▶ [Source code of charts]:
'''

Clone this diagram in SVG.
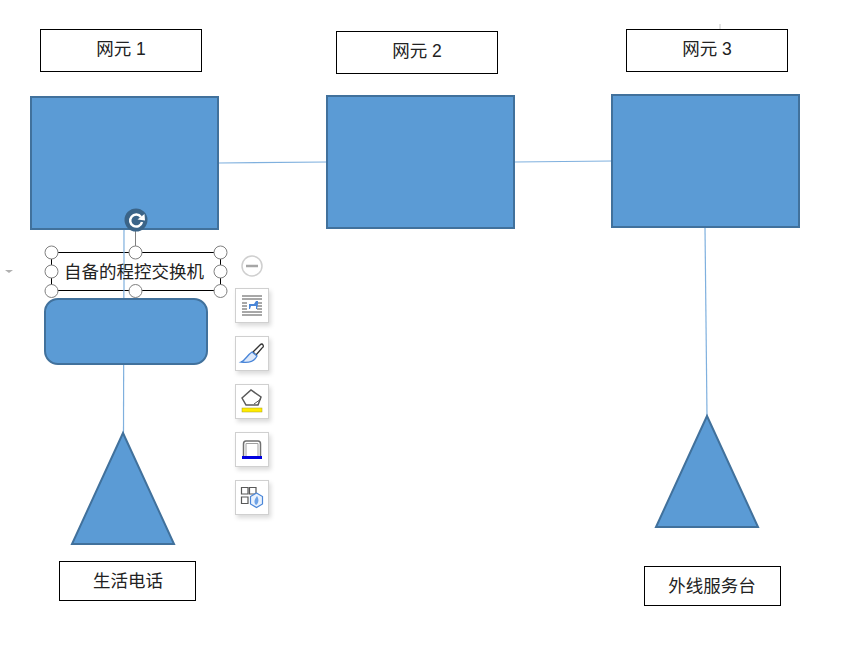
<svg xmlns="http://www.w3.org/2000/svg" width="846" height="662" viewBox="0 0 846 662">
<style>
.s{fill:#5b9bd5;stroke:#41719c;stroke-width:2}
.t{fill:#fff;stroke:#000;stroke-width:1}
.l{font-family:"Liberation Sans","Noto Sans CJK SC",sans-serif;font-size:17.5px;fill:#222;text-anchor:middle}
.c{fill:none;stroke:#7fb0de;stroke-width:1.2}
.h{fill:#fff;stroke:#808080;stroke-width:1}
.b{fill:#fff;stroke:#d0d0d0;stroke-width:1}
.i{fill:none;stroke:#595959;stroke-width:1.500}
</style>
<defs>
<filter id="sh" x="-20%" y="-20%" width="150%" height="150%"><feDropShadow dx="2" dy="3" stdDeviation="2" flood-color="#000" flood-opacity="0.14"/></filter>
</defs>
<rect width="846" height="662" fill="#fff"/>
<path d="M720 24V29" stroke="#c8c8c8" fill="none"/>
<path d="M5 270h8l-4 3z" fill="#b0b0b0"/>
<g id="connectors">
<path class="c" d="M219 163L327 162"/>
<path class="c" d="M515 162L612 161"/>
<path class="c" d="M124 230L123.500 433"/>
<path class="c" d="M705 228L707 416"/>
</g>
<g id="ne1"><rect class="s" x="31" y="97" width="187" height="132"/></g>
<g id="ne2"><rect class="s" x="327" y="96" width="187" height="132"/></g>
<g id="ne3"><rect class="s" x="612" y="95" width="187" height="132"/></g>
<g id="ne1-label"><rect class="t" x="40.500" y="29.500" width="161" height="42"/><text class="l" x="121" y="55">网元 1</text></g>
<g id="ne2-label"><rect class="t" x="336.500" y="31.500" width="161" height="42"/><text class="l" x="417" y="57">网元 2</text></g>
<g id="ne3-label"><rect class="t" x="626.500" y="29.500" width="161" height="42"/><text class="l" x="707" y="55">网元 3</text></g>
<g id="pbx-box"><rect class="s" x="45" y="299" width="162" height="65" rx="13"/></g>
<g id="pbx-label">
<path d="M135.500 230V252" stroke="#808080" fill="none"/>
<rect x="51.500" y="252.500" width="169" height="38" fill="#fff" stroke="#000"/>
<path d="M124 252V291" class="c"/>
<text class="l" x="134" y="278">自备的程控交换机</text>
<circle class="h" cx="51.500" cy="252.500" r="6.500"/><circle class="h" cx="135.500" cy="252.500" r="6.500"/><circle class="h" cx="220.500" cy="252.500" r="6.500"/>
<circle class="h" cx="51.500" cy="271.500" r="6.500"/><circle class="h" cx="220.500" cy="271.500" r="6.500"/>
<circle class="h" cx="51.500" cy="291" r="6.500"/><circle class="h" cx="135.500" cy="291" r="6.500"/><circle class="h" cx="220.500" cy="291" r="6.500"/>
<circle cx="136" cy="220" r="11.500" fill="#3b6488"/>
<path d="M141 217A6 6 0 1 0 142 222" fill="none" stroke="#fff" stroke-width="2.500"/>
<path d="M137.500 219.500L145 220.500L144.500 214z" fill="#fff"/>
</g>
<g id="phone"><path class="s" d="M123 433L174 544H72z"/></g>
<g id="desk"><path class="s" d="M707 416L758 527H656z"/></g>
<g id="phone-label"><rect class="t" x="59.500" y="561.500" width="136" height="39"/><text class="l" x="128" y="587">生活电话</text></g>
<g id="desk-label"><rect class="t" x="644.500" y="566.500" width="136" height="39"/><text class="l" x="712" y="592">外线服务台</text></g>
<g id="toolbar">
<circle cx="252" cy="266" r="10" fill="#fff" stroke="#cfcfcf" stroke-width="1.500"/>
<path d="M246 266H258" stroke="#a6a6a6" stroke-width="2.500"/>
<rect class="b" x="235.500" y="288.500" width="33" height="34" filter="url(#sh)"/>
<path d="M242 296H262M242 299H262M242 303H247M257 303H262M242 306H247M257 306H262M242 309H247M257 309H262M242 312H262M242 315H262" fill="none" stroke="#505050"/>
<path d="M249 309V304H254L256 301H258V304L257 309H256V306H251L250 309z" fill="#4a86d8"/>
<rect class="b" x="235.500" y="336.500" width="33" height="34" filter="url(#sh)"/>
<path d="M253 352L260 345Q262 343 263 345Q264 347 262 348L256 355z" fill="#fff" stroke="#333" stroke-width="1.300"/>
<path d="M252 352L257 356C254 362 247 363 241 362C246 360 247 355 252 352z" fill="#dce8fa" stroke="#4a86d8" stroke-width="1.300"/>
<rect class="b" x="235.500" y="384.500" width="33" height="34" filter="url(#sh)"/>
<path class="i" d="M242 398L251 390L261 397L258 405H246z"/>
<path d="M254 404L261 399" stroke="#595959"/>
<rect x="242" y="408" width="20" height="4" fill="#ffeb00" stroke="#a8a020" stroke-width="0.500"/>
<rect class="b" x="235.500" y="432.500" width="33" height="34" filter="url(#sh)"/>
<path d="M243.500 456V444Q243.500 441 246 441H258Q260.500 441 260.500 444V456" fill="none" stroke="#707070" stroke-width="1.500"/>
<path d="M246 456V443.500H258V456" fill="none" stroke="#a0a0a0"/>
<rect x="242" y="456" width="20" height="3" fill="#0000e0"/>
<rect class="b" x="235.500" y="480.500" width="33" height="34" filter="url(#sh)"/>
<path d="M241.500 487.500H248V494H241.500zM249.500 487.500H256V494H249.500zM241.500 497H248V503.500H241.500z" fill="none" stroke="#595959" stroke-width="1.200"/>
<path d="M256.500 493L262.500 496.500V504L256.500 507.500L250.500 504V496.500z" fill="#eaf2fd" stroke="#4a86d8" stroke-width="1.200"/>
<path d="M257 496C255 499 253 502 256 505C259 503 259 499 257 496z" fill="#6ea2e6"/>
</g>
</svg>
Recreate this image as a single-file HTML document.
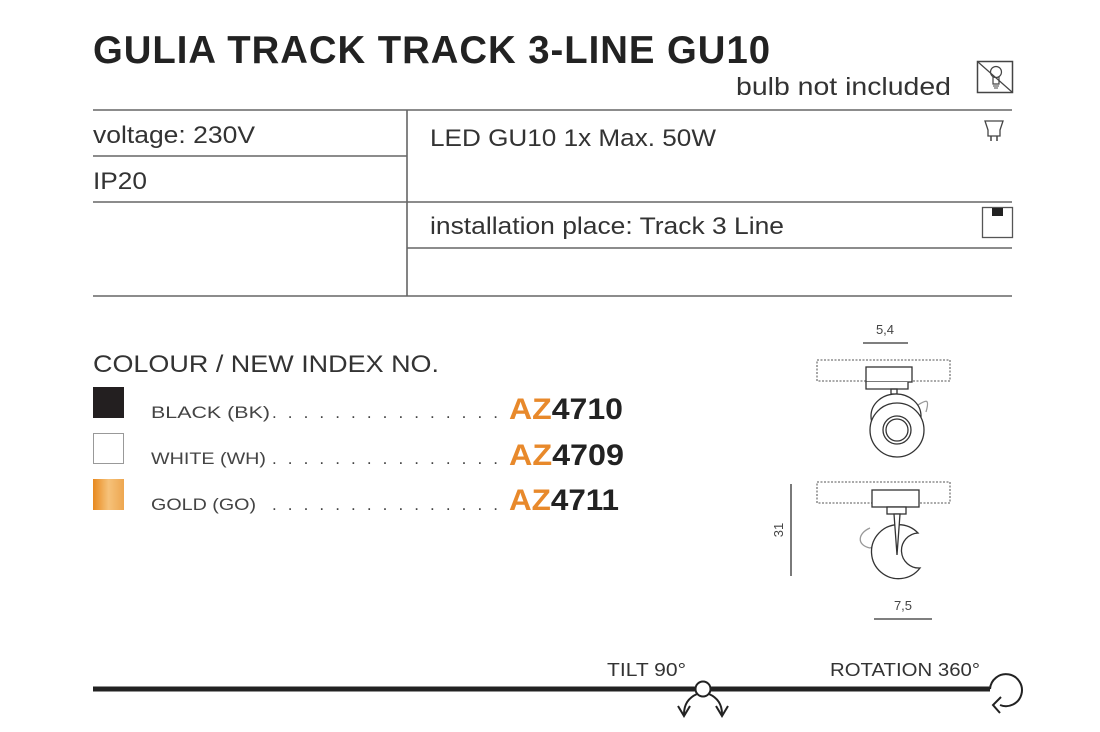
<!DOCTYPE html>
<html><head><meta charset="utf-8"><style>
html,body{margin:0;padding:0;background:#fff}
svg{display:block}
text{font-family:"Liberation Sans",sans-serif}
</style></head><body>
<svg width="1100" height="732" viewBox="0 0 1100 732" xmlns="http://www.w3.org/2000/svg">
<text x="93" y="63" font-size="39" font-weight="bold" fill="#222" textLength="678" lengthAdjust="spacingAndGlyphs" letter-spacing="1">GULIA TRACK TRACK 3-LINE GU10</text>
<text x="736" y="95" font-size="25" fill="#333" textLength="215" lengthAdjust="spacingAndGlyphs">bulb not included</text>
<!-- bulb icon -->
<rect x="977.5" y="61.5" width="35" height="31" fill="none" stroke="#444" stroke-width="1.5"/>
<line x1="978" y1="62" x2="1012" y2="92" stroke="#444" stroke-width="1.2"/>
<circle cx="996" cy="72" r="5.5" fill="none" stroke="#444" stroke-width="1.2"/>
<path d="M993 77 L993 84 L999 84 L999 77" fill="none" stroke="#444" stroke-width="1.2"/>
<line x1="993" y1="86" x2="999" y2="86" stroke="#444"/><line x1="994" y1="88" x2="998" y2="88" stroke="#444"/>
<!-- table -->
<g stroke="#666" stroke-width="1.6" fill="none">
<line x1="93" y1="110" x2="1012" y2="110"/>
<line x1="93" y1="156" x2="407" y2="156"/>
<line x1="93" y1="202" x2="1012" y2="202"/>
<line x1="407" y1="248" x2="1012" y2="248"/>
<line x1="93" y1="296" x2="1012" y2="296"/>
<line x1="407" y1="110" x2="407" y2="296"/>
</g>
<text x="93" y="143" font-size="24" fill="#333" textLength="162" lengthAdjust="spacingAndGlyphs">voltage: 230V</text>
<text x="93" y="189" font-size="24" fill="#333" textLength="54" lengthAdjust="spacingAndGlyphs">IP20</text>
<text x="430" y="146" font-size="24" fill="#333" textLength="286" lengthAdjust="spacingAndGlyphs">LED GU10 1x Max. 50W</text>
<text x="430" y="234" font-size="24" fill="#333" textLength="354" lengthAdjust="spacingAndGlyphs">installation place: Track 3 Line</text>
<!-- gu10 icon -->
<path d="M985 121 L1003 121 L1000 130 L1000 136 L988 136 L988 130 Z" fill="none" stroke="#444" stroke-width="1.3"/>
<line x1="991" y1="136" x2="991" y2="141" stroke="#444" stroke-width="1.5"/><line x1="997" y1="136" x2="997" y2="141" stroke="#444" stroke-width="1.5"/>
<!-- install icon -->
<rect x="982.5" y="207.5" width="30" height="30" fill="none" stroke="#555" stroke-width="1.3"/>
<rect x="992" y="208" width="11" height="8" fill="#222"/>
<!-- colours -->
<text x="93" y="372" font-size="24" fill="#333" textLength="346" lengthAdjust="spacingAndGlyphs">COLOUR / NEW INDEX NO.</text>
<rect x="93" y="387" width="31" height="31" fill="#231f20"/>
<rect x="93.5" y="433.5" width="30" height="30" fill="#fff" stroke="#999"/>
<defs><linearGradient id="g" x1="0" x2="1"><stop offset="0" stop-color="#e8891e"/><stop offset="0.5" stop-color="#f6c27a"/><stop offset="1" stop-color="#eda650"/></linearGradient></defs>
<rect x="93" y="479" width="31" height="31" fill="url(#g)"/>
<g font-size="17" fill="#444">
<text x="151" y="418" textLength="119" lengthAdjust="spacingAndGlyphs">BLACK (BK)</text>
<text x="151" y="464" textLength="115" lengthAdjust="spacingAndGlyphs">WHITE (WH)</text>
<text x="151" y="510" textLength="105" lengthAdjust="spacingAndGlyphs">GOLD (GO)</text>
<text x="272" y="418" textLength="226" lengthAdjust="spacing">...............</text>
<text x="272" y="464" textLength="226" lengthAdjust="spacing">...............</text>
<text x="272" y="510" textLength="226" lengthAdjust="spacing">...............</text>
</g>
<g font-size="30" font-weight="bold">
<text x="509" y="419" textLength="114" lengthAdjust="spacingAndGlyphs"><tspan fill="#e8892b">AZ</tspan><tspan fill="#222">4710</tspan></text>
<text x="509" y="465" textLength="115" lengthAdjust="spacingAndGlyphs"><tspan fill="#e8892b">AZ</tspan><tspan fill="#222">4709</tspan></text>
<text x="509" y="510" textLength="110" lengthAdjust="spacingAndGlyphs"><tspan fill="#e8892b">AZ</tspan><tspan fill="#222">4711</tspan></text>
</g>
<!-- drawings -->
<g fill="none" stroke="#333" stroke-width="1.3">
<text x="885" y="334" font-size="13" fill="#444" stroke="none" text-anchor="middle">5,4</text>
<line x1="863" y1="343" x2="908" y2="343"/>
<rect x="817" y="360" width="133" height="21" stroke="#777" stroke-dasharray="2,1.5"/>
<rect x="866" y="367" width="46" height="15" fill="#fff"/>
<path d="M866 382 L866 389 L908 389 L908 382" fill="#fff"/>
<rect x="891" y="389" width="6" height="5"/>
<path d="M918 405 C926 400 930 398 926 412" stroke="#999"/>
<ellipse cx="896" cy="416" rx="25" ry="22" fill="#fff"/>
<circle cx="897" cy="430" r="27" fill="#fff"/>
<circle cx="897" cy="430" r="14"/><circle cx="897" cy="430" r="11"/>
<rect x="817" y="482" width="133" height="21" stroke="#777" stroke-dasharray="2,1.5"/>
<rect x="872" y="490" width="47" height="17" fill="#fff"/>
<rect x="887" y="507" width="19" height="7" fill="#fff"/>
<path d="M870 528 C858 533 856 545 870 548 L878 545" stroke="#999"/>
<path d="M918 533 A27 27 0 1 0 920 568 A14 14 0 0 1 918 533 Z" fill="#fff"/>
<path d="M894 514 L897 555 L900 514 Z" fill="#fff"/>
<line x1="791" y1="484" x2="791" y2="576"/>
<text x="783" y="530" font-size="13" fill="#444" stroke="none" text-anchor="middle" transform="rotate(-90 783 530)">31</text>
<text x="903" y="610" font-size="13" fill="#444" stroke="none" text-anchor="middle">7,5</text>
<line x1="874" y1="619" x2="932" y2="619"/>
</g>
<!-- bottom -->
<text x="607" y="676" font-size="18" fill="#333" textLength="79" lengthAdjust="spacingAndGlyphs">TILT 90°</text>
<text x="830" y="676" font-size="18" fill="#333" textLength="150" lengthAdjust="spacingAndGlyphs">ROTATION 360°</text>
<line x1="93" y1="689" x2="990" y2="689" stroke="#222" stroke-width="5"/>
<circle cx="703" cy="689" r="7.5" fill="#fff" stroke="#222" stroke-width="2"/>
<g fill="none" stroke="#222" stroke-width="2">
<path d="M697 694 C688 698 684 705 684 714"/><path d="M678 706 L684 716 L690 706"/>
<path d="M709 694 C718 698 722 705 722 714"/><path d="M716 706 L722 716 L728 706"/>
<path d="M990 689 A16 16 0 1 1 1000 705"/><path d="M1001 697 L993 705 L1000 713"/>
</g>
</svg>
</body></html>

'''

▶ [Set problem]:
In the material above, how many lines hold the word "this"? Say only the number.

▶ [Result]:
2